DATASET:
>> Begin

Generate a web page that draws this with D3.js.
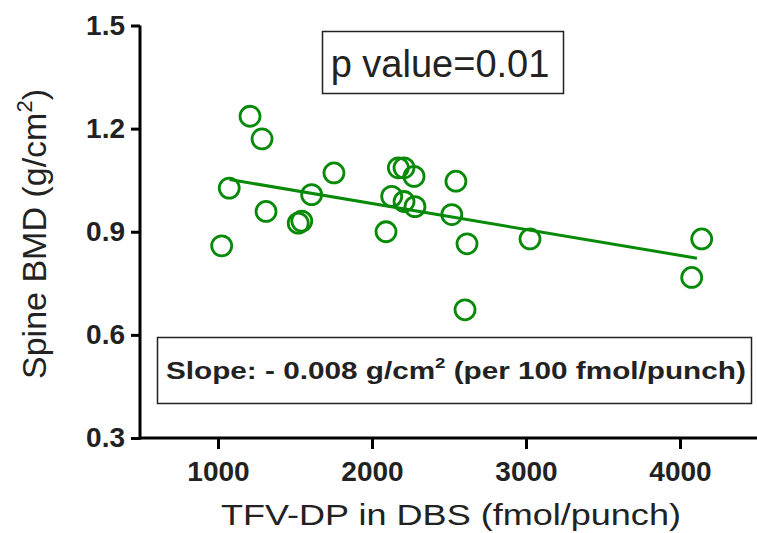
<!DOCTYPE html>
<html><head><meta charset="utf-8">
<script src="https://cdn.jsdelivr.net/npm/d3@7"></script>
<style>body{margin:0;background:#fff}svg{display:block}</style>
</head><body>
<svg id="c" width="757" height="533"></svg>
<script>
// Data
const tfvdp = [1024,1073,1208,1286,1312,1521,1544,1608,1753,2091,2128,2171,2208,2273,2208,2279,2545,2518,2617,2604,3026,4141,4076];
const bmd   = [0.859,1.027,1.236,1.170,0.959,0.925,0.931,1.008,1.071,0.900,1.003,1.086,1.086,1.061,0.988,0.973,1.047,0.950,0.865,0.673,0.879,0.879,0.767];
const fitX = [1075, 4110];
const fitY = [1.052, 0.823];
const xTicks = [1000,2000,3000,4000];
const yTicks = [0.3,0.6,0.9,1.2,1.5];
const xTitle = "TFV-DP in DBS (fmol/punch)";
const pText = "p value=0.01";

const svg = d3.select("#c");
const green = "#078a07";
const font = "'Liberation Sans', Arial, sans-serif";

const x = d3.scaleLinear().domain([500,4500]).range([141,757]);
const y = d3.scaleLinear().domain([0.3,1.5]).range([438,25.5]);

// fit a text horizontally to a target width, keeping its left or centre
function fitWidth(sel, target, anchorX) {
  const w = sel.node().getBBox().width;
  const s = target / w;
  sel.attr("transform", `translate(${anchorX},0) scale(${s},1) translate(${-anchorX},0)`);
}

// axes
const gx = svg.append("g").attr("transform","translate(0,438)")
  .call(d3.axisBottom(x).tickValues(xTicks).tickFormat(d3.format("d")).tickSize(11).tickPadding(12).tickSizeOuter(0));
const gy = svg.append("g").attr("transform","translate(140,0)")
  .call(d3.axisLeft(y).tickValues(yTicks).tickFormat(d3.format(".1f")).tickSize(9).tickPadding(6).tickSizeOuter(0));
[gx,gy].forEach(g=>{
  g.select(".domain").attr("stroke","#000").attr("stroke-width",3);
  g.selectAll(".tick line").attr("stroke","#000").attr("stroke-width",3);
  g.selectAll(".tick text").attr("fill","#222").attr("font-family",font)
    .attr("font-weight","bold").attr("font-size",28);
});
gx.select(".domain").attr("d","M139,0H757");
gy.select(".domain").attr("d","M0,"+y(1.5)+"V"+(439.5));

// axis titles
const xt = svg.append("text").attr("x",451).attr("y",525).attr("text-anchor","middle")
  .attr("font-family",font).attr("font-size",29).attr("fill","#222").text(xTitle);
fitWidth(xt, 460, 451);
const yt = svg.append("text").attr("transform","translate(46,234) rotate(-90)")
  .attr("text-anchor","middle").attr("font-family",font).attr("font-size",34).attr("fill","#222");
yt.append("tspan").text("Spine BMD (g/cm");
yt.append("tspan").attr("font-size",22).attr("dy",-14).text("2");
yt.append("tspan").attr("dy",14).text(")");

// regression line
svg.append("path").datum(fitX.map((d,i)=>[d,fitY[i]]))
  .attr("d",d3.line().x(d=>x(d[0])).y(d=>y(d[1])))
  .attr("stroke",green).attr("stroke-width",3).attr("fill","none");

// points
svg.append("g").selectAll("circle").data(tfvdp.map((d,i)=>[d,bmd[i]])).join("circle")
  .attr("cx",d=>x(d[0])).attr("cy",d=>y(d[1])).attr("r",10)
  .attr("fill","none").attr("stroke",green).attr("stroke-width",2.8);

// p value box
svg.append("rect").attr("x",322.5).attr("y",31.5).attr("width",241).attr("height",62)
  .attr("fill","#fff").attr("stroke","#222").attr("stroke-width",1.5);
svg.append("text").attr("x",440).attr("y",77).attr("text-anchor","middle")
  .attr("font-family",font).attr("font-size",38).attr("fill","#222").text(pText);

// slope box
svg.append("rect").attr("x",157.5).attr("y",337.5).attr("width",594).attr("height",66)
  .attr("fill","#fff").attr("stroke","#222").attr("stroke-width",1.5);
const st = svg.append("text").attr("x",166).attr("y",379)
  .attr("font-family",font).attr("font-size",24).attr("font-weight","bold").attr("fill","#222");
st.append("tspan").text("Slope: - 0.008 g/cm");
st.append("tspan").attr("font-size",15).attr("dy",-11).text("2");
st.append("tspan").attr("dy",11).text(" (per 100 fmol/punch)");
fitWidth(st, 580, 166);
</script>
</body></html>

>> End
>> Begin

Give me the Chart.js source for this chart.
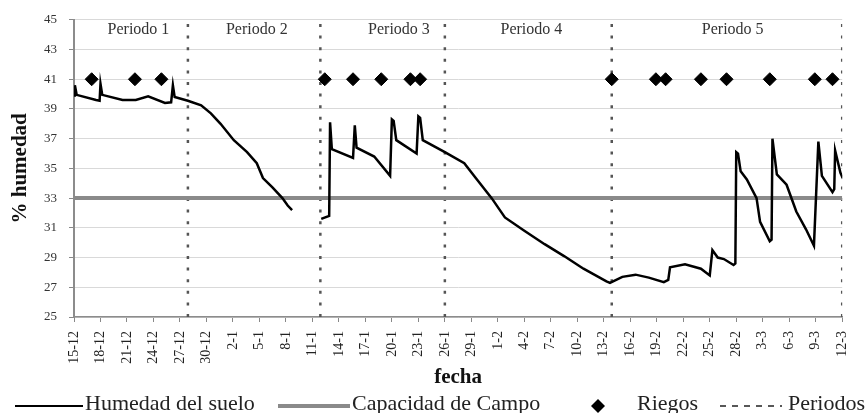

>> End

EXERCISE OBJECTIVE: Go through the material above and count the lines that include "this". Give the number alone.

SOLUTION BELOW: 2